I'm not a religious guy. I can't remember the last time I went to church for anything other than a wedding or a funeral. Nevertheless, I've been giving stuff up for lent for as long as I can remember. In the past it was easy because I would just give up soda and fast food. This year though I'm still holding to my New Years Resolution to eat healthier so I haven't had Coke or fast food yet this year so I was at a loss as to what to give up this time. Here was my thought process:
  • I'm not a huge "sweet" eater. If I went to a restaurant and had to choose between choosing to have an appetizer or dessert, pass me some boneless buffalo wings. So sweets aren't good enough.
  • That being said, I was thinking about not having appetizers when I go out to eat (I go out to eat alot). But I'm going on a cruise soon and apps will be too "in my face". I also go out for the NCAA Tournament every year where Mozzerella Sticks and Wings become a big part of it. Giving up appetizers would be setting myself up for failure.
  • Alcohol? I would be willing to try it if the timing was different. I think it would actually benefit me in a big way. Imagine how much my tolerance would go down? I'd spend alot less on beer when it was over. Alas, Lent happens during St. Patty's Day and the NCAA Tournament. I'm all for giving up something hard, not impossible.
  • If I was dropped on a desert island and can have only one food dropped down to me for each meal, it would be cheese burgers...easily. That's probably doable.

So I gave up cheese burgers. Not just burgers though. Beef as a whole. No Philly Cheesesteaks, no pasta with meat sauce. I'm making due with Chicken and Turkey.
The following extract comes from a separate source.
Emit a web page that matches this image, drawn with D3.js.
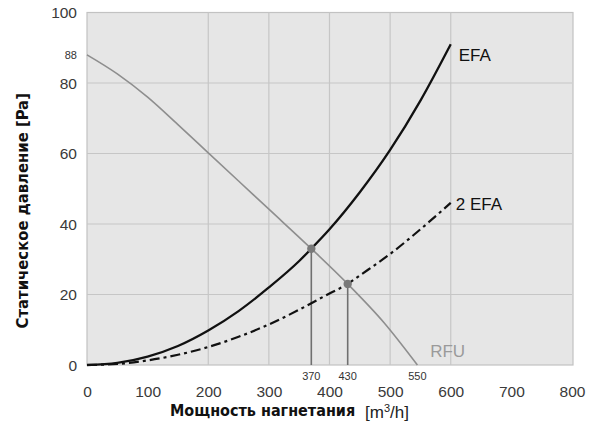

If you read a news story on Easter about a guy running around a field taking bites out of cattles, that'll be me.

Friday, February 1, 2008

My prediction for this weekend

With the Super Bowl looming there are a lot of predictions being made so it's only fitting that I made mine for the weekend. And with that: I do believe Punxsutawney Phil will indeed see his shadow tomorrow. Take it to the bank.